▸ Written request
What follows is a set of entries. Repeat them exactly, but not their pictures.

──────── Provided records

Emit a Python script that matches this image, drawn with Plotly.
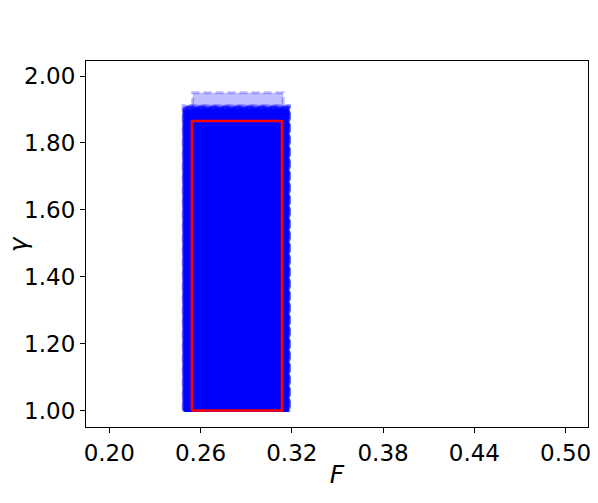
import plotly.graph_objects as go

# bounds of the sampled boxes (F on x, gamma on y)
box_f_low = [0.2490, 0.2500, 0.2485, 0.2510, 0.2495, 0.2520, 0.2488, 0.2505, 0.2515, 0.2492,
             0.2530, 0.2498, 0.2487, 0.2512, 0.2502, 0.2525, 0.2494, 0.2508, 0.2490, 0.2518]
box_f_high = [0.3180, 0.3165, 0.3185, 0.3150, 0.3172, 0.3160, 0.3183, 0.3145, 0.3176, 0.3168,
              0.3155, 0.3181, 0.3162, 0.3178, 0.3150, 0.3170, 0.3184, 0.3158, 0.3174, 0.3166]
box_g_low = [1.000] * 20
box_g_high = [1.905, 1.890, 1.912, 1.880, 1.900, 1.895, 1.908, 1.885, 1.902, 1.898,
              1.875, 1.910, 1.892, 1.904, 1.888, 1.897, 1.906, 1.883, 1.901, 1.893]

# the lighter outer box
outer_f = [0.2548, 0.3143]
outer_g = [1.00, 1.95]

# the red reference box
ref_f = [0.2543, 0.3135]
ref_g = [1.00, 1.866]

x_ticks = [0.20, 0.26, 0.32, 0.38, 0.44, 0.50]
y_ticks = [1.00, 1.20, 1.40, 1.60, 1.80, 2.00]


def rect(f, g):
    return [f[0], f[1], f[1], f[0], f[0]], [g[0], g[0], g[1], g[1], g[0]]


fig = go.Figure()

xs, ys = rect(outer_f, outer_g)
fig.add_trace(go.Scatter(x=xs, y=ys, mode='lines', fill='toself',
                         fillcolor='rgba(0,0,255,0.25)',
                         line=dict(color='rgba(0,0,255,0.25)', width=3, dash='8px,4px'),
                         hoverinfo='skip', showlegend=False))

for a, b, c, d in zip(box_f_low, box_f_high, box_g_low, box_g_high):
    xs, ys = rect([a, b], [c, d])
    fig.add_trace(go.Scatter(x=xs, y=ys, mode='lines', fill='toself',
                             fillcolor='rgba(0,0,255,0.25)',
                             line=dict(color='rgba(0,0,255,0.25)', width=3, dash='8px,4px'),
                             hoverinfo='skip', showlegend=False))

xs, ys = rect(ref_f, ref_g)
fig.add_trace(go.Scatter(x=xs, y=ys, mode='lines',
                         line=dict(color='red', width=2.5),
                         hoverinfo='skip', showlegend=False))

axis_font = dict(family='DejaVu Sans', size=23, color='black')
title_font = dict(family='DejaVu Sans', size=25, color='black')

# page body has an 8px margin, so the figure is sized to fit inside it
fig.update_layout(
    width=590, height=495,
    margin=dict(l=78, r=10, t=53, b=76),
    plot_bgcolor='white', paper_bgcolor='white',
    font=axis_font,
    xaxis=dict(range=[0.1847, 0.5147], tickvals=x_ticks,
               ticktext=['%.2f' % v for v in x_ticks], automargin=False,
               showgrid=False, zeroline=False, showline=True, mirror=True,
               linecolor='black', linewidth=1.2, ticks='outside', ticklen=5,
               tickcolor='black', tickfont=axis_font,
               title=dict(text='<i>F</i>', font=title_font, standoff=0)),
    yaxis=dict(range=[0.951, 2.045], tickvals=y_ticks,
               ticktext=['%.2f' % v for v in y_ticks], automargin=False,
               showgrid=False, zeroline=False, showline=True, mirror=True,
               linecolor='black', linewidth=1.2, ticks='outside', ticklen=5,
               tickcolor='black', tickfont=axis_font),
)

# y title close to the left edge, as in the original
fig.add_annotation(text='<i>γ</i>', xref='paper', yref='paper', x=-0.135, y=0.5,
                   textangle=-90, showarrow=False, font=title_font,
                   xanchor='center', yanchor='middle')

fig.write_html("out.html")
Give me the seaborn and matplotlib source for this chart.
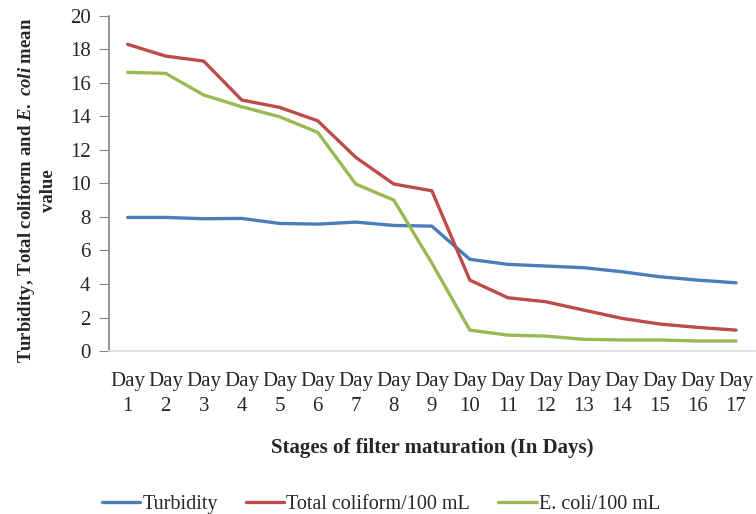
import matplotlib
matplotlib.use("Agg")
import matplotlib.pyplot as plt
import seaborn as sns
import pandas as pd

days = [f"Day\n{d}" for d in range(1, 18)]
turbidity = [7.97, 7.97, 7.89, 7.91, 7.61, 7.57, 7.69, 7.49, 7.45,
             5.47, 5.17, 5.07, 4.97, 4.73, 4.43, 4.23, 4.07]
total_coliform = [18.29, 17.59, 17.29, 14.97, 14.53, 13.73, 11.55, 9.96, 9.56,
                  4.23, 3.18, 2.94, 2.44, 1.95, 1.61, 1.41, 1.25]
e_coli = [16.62, 16.56, 15.27, 14.57, 13.97, 13.04, 9.96, 9.00, 5.25,
          1.25, 0.95, 0.89, 0.70, 0.66, 0.66, 0.60, 0.60]
series_names = ["Turbidity", "Total coliform/100 mL", "E. coli/100 mL"]
colors = ["#4A7EBB", "#BE4B48", "#98B954"]

frames = []
for name, vals in zip(series_names, [turbidity, total_coliform, e_coli]):
    frames.append(pd.DataFrame({"pos": range(len(days)), "value": vals, "series": name}))
df = pd.concat(frames, ignore_index=True)

sns.set_theme(style="white")
plt.rcParams["font.family"] = ["Liberation Serif", "DejaVu Serif"]
plt.rcParams["mathtext.fontset"] = "custom"
plt.rcParams["mathtext.rm"] = "Liberation Serif:bold"
plt.rcParams["mathtext.it"] = "Liberation Serif:italic:bold"

fig = plt.figure(figsize=(7.56, 5.14), dpi=100)
ax = fig.add_axes([0.1437, 0.317, 0.855, 0.6525])

sns.lineplot(data=df, x="pos", y="value", hue="series", hue_order=series_names,
             palette=colors, linewidth=2.4, ax=ax, legend=False)

ax.set_xlim(-0.5, len(days) - 0.5)
ax.set_ylim(0, 20)
ax.set_yticks(range(0, 21, 2))
ax.set_xticks(range(len(days)))
ax.set_xticklabels(days, fontsize=15, linespacing=1.45)
ax.tick_params(axis="y", labelsize=15, length=7, width=0.8, color="#868686",
               direction="out", left=True, pad=6)
ax.tick_params(axis="x", length=0, pad=15)

for side in ["top", "right"]:
    ax.spines[side].set_visible(False)
ax.spines["left"].set_color("#868686")
ax.spines["bottom"].set_color("#D9D9D9")
ax.spines["bottom"].set_linewidth(1.2)

ax.set_xlabel("Stages of filter maturation (In Days)", fontsize=15,
              fontweight="bold", labelpad=16)
ax.set_ylabel("")
fig.text(0.048, 0.63, r"Turbidity, Total coliform and $E.\ coli$ mean" "\nvalue",
         rotation=90, ha="center", va="center", fontsize=13.5, fontweight="bold",
         linespacing=1.2)

handles = [plt.Line2D([], [], color=c, linewidth=2.4) for c in colors]
fig.legend(handles, series_names, loc="lower center", ncol=3,
           bbox_to_anchor=(0.504, -0.035), frameon=False, fontsize=14.5,
           handlelength=1.9, handletextpad=0.1, columnspacing=1.4)

fig.savefig("out.png", dpi=100)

────────────────

▸ Result of the task
Emit a Python script that matches this image, drawn with Plotly.
import plotly.graph_objects as go

# bounds of the sampled boxes (F on x, gamma on y)
box_f_low = [0.2490, 0.2500, 0.2485, 0.2510, 0.2495, 0.2520, 0.2488, 0.2505, 0.2515, 0.2492,
             0.2530, 0.2498, 0.2487, 0.2512, 0.2502, 0.2525, 0.2494, 0.2508, 0.2490, 0.2518]
box_f_high = [0.3180, 0.3165, 0.3185, 0.3150, 0.3172, 0.3160, 0.3183, 0.3145, 0.3176, 0.3168,
              0.3155, 0.3181, 0.3162, 0.3178, 0.3150, 0.3170, 0.3184, 0.3158, 0.3174, 0.3166]
box_g_low = [1.000] * 20
box_g_high = [1.905, 1.890, 1.912, 1.880, 1.900, 1.895, 1.908, 1.885, 1.902, 1.898,
              1.875, 1.910, 1.892, 1.904, 1.888, 1.897, 1.906, 1.883, 1.901, 1.893]

# the lighter outer box
outer_f = [0.2548, 0.3143]
outer_g = [1.00, 1.95]

# the red reference box
ref_f = [0.2543, 0.3135]
ref_g = [1.00, 1.866]

x_ticks = [0.20, 0.26, 0.32, 0.38, 0.44, 0.50]
y_ticks = [1.00, 1.20, 1.40, 1.60, 1.80, 2.00]


def rect(f, g):
    return [f[0], f[1], f[1], f[0], f[0]], [g[0], g[0], g[1], g[1], g[0]]


fig = go.Figure()

xs, ys = rect(outer_f, outer_g)
fig.add_trace(go.Scatter(x=xs, y=ys, mode='lines', fill='toself',
                         fillcolor='rgba(0,0,255,0.25)',
                         line=dict(color='rgba(0,0,255,0.25)', width=3, dash='8px,4px'),
                         hoverinfo='skip', showlegend=False))

for a, b, c, d in zip(box_f_low, box_f_high, box_g_low, box_g_high):
    xs, ys = rect([a, b], [c, d])
    fig.add_trace(go.Scatter(x=xs, y=ys, mode='lines', fill='toself',
                             fillcolor='rgba(0,0,255,0.25)',
                             line=dict(color='rgba(0,0,255,0.25)', width=3, dash='8px,4px'),
                             hoverinfo='skip', showlegend=False))

xs, ys = rect(ref_f, ref_g)
fig.add_trace(go.Scatter(x=xs, y=ys, mode='lines',
                         line=dict(color='red', width=2.5),
                         hoverinfo='skip', showlegend=False))

axis_font = dict(family='DejaVu Sans', size=23, color='black')
title_font = dict(family='DejaVu Sans', size=25, color='black')

# page body has an 8px margin, so the figure is sized to fit inside it
fig.update_layout(
    width=590, height=495,
    margin=dict(l=78, r=10, t=53, b=76),
    plot_bgcolor='white', paper_bgcolor='white',
    font=axis_font,
    xaxis=dict(range=[0.1847, 0.5147], tickvals=x_ticks,
               ticktext=['%.2f' % v for v in x_ticks], automargin=False,
               showgrid=False, zeroline=False, showline=True, mirror=True,
               linecolor='black', linewidth=1.2, ticks='outside', ticklen=5,
               tickcolor='black', tickfont=axis_font,
               title=dict(text='<i>F</i>', font=title_font, standoff=0)),
    yaxis=dict(range=[0.951, 2.045], tickvals=y_ticks,
               ticktext=['%.2f' % v for v in y_ticks], automargin=False,
               showgrid=False, zeroline=False, showline=True, mirror=True,
               linecolor='black', linewidth=1.2, ticks='outside', ticklen=5,
               tickcolor='black', tickfont=axis_font),
)

# y title close to the left edge, as in the original
fig.add_annotation(text='<i>γ</i>', xref='paper', yref='paper', x=-0.135, y=0.5,
                   textangle=-90, showarrow=False, font=title_font,
                   xanchor='center', yanchor='middle')

fig.write_html("out.html")
Give me the seaborn and matplotlib source for this chart.
import matplotlib
matplotlib.use("Agg")
import matplotlib.pyplot as plt
import seaborn as sns
import pandas as pd

days = [f"Day\n{d}" for d in range(1, 18)]
turbidity = [7.97, 7.97, 7.89, 7.91, 7.61, 7.57, 7.69, 7.49, 7.45,
             5.47, 5.17, 5.07, 4.97, 4.73, 4.43, 4.23, 4.07]
total_coliform = [18.29, 17.59, 17.29, 14.97, 14.53, 13.73, 11.55, 9.96, 9.56,
                  4.23, 3.18, 2.94, 2.44, 1.95, 1.61, 1.41, 1.25]
e_coli = [16.62, 16.56, 15.27, 14.57, 13.97, 13.04, 9.96, 9.00, 5.25,
          1.25, 0.95, 0.89, 0.70, 0.66, 0.66, 0.60, 0.60]
series_names = ["Turbidity", "Total coliform/100 mL", "E. coli/100 mL"]
colors = ["#4A7EBB", "#BE4B48", "#98B954"]

frames = []
for name, vals in zip(series_names, [turbidity, total_coliform, e_coli]):
    frames.append(pd.DataFrame({"pos": range(len(days)), "value": vals, "series": name}))
df = pd.concat(frames, ignore_index=True)

sns.set_theme(style="white")
plt.rcParams["font.family"] = ["Liberation Serif", "DejaVu Serif"]
plt.rcParams["mathtext.fontset"] = "custom"
plt.rcParams["mathtext.rm"] = "Liberation Serif:bold"
plt.rcParams["mathtext.it"] = "Liberation Serif:italic:bold"

fig = plt.figure(figsize=(7.56, 5.14), dpi=100)
ax = fig.add_axes([0.1437, 0.317, 0.855, 0.6525])

sns.lineplot(data=df, x="pos", y="value", hue="series", hue_order=series_names,
             palette=colors, linewidth=2.4, ax=ax, legend=False)

ax.set_xlim(-0.5, len(days) - 0.5)
ax.set_ylim(0, 20)
ax.set_yticks(range(0, 21, 2))
ax.set_xticks(range(len(days)))
ax.set_xticklabels(days, fontsize=15, linespacing=1.45)
ax.tick_params(axis="y", labelsize=15, length=7, width=0.8, color="#868686",
               direction="out", left=True, pad=6)
ax.tick_params(axis="x", length=0, pad=15)

for side in ["top", "right"]:
    ax.spines[side].set_visible(False)
ax.spines["left"].set_color("#868686")
ax.spines["bottom"].set_color("#D9D9D9")
ax.spines["bottom"].set_linewidth(1.2)

ax.set_xlabel("Stages of filter maturation (In Days)", fontsize=15,
              fontweight="bold", labelpad=16)
ax.set_ylabel("")
fig.text(0.048, 0.63, r"Turbidity, Total coliform and $E.\ coli$ mean" "\nvalue",
         rotation=90, ha="center", va="center", fontsize=13.5, fontweight="bold",
         linespacing=1.2)

handles = [plt.Line2D([], [], color=c, linewidth=2.4) for c in colors]
fig.legend(handles, series_names, loc="lower center", ncol=3,
           bbox_to_anchor=(0.504, -0.035), frameon=False, fontsize=14.5,
           handlelength=1.9, handletextpad=0.1, columnspacing=1.4)

fig.savefig("out.png", dpi=100)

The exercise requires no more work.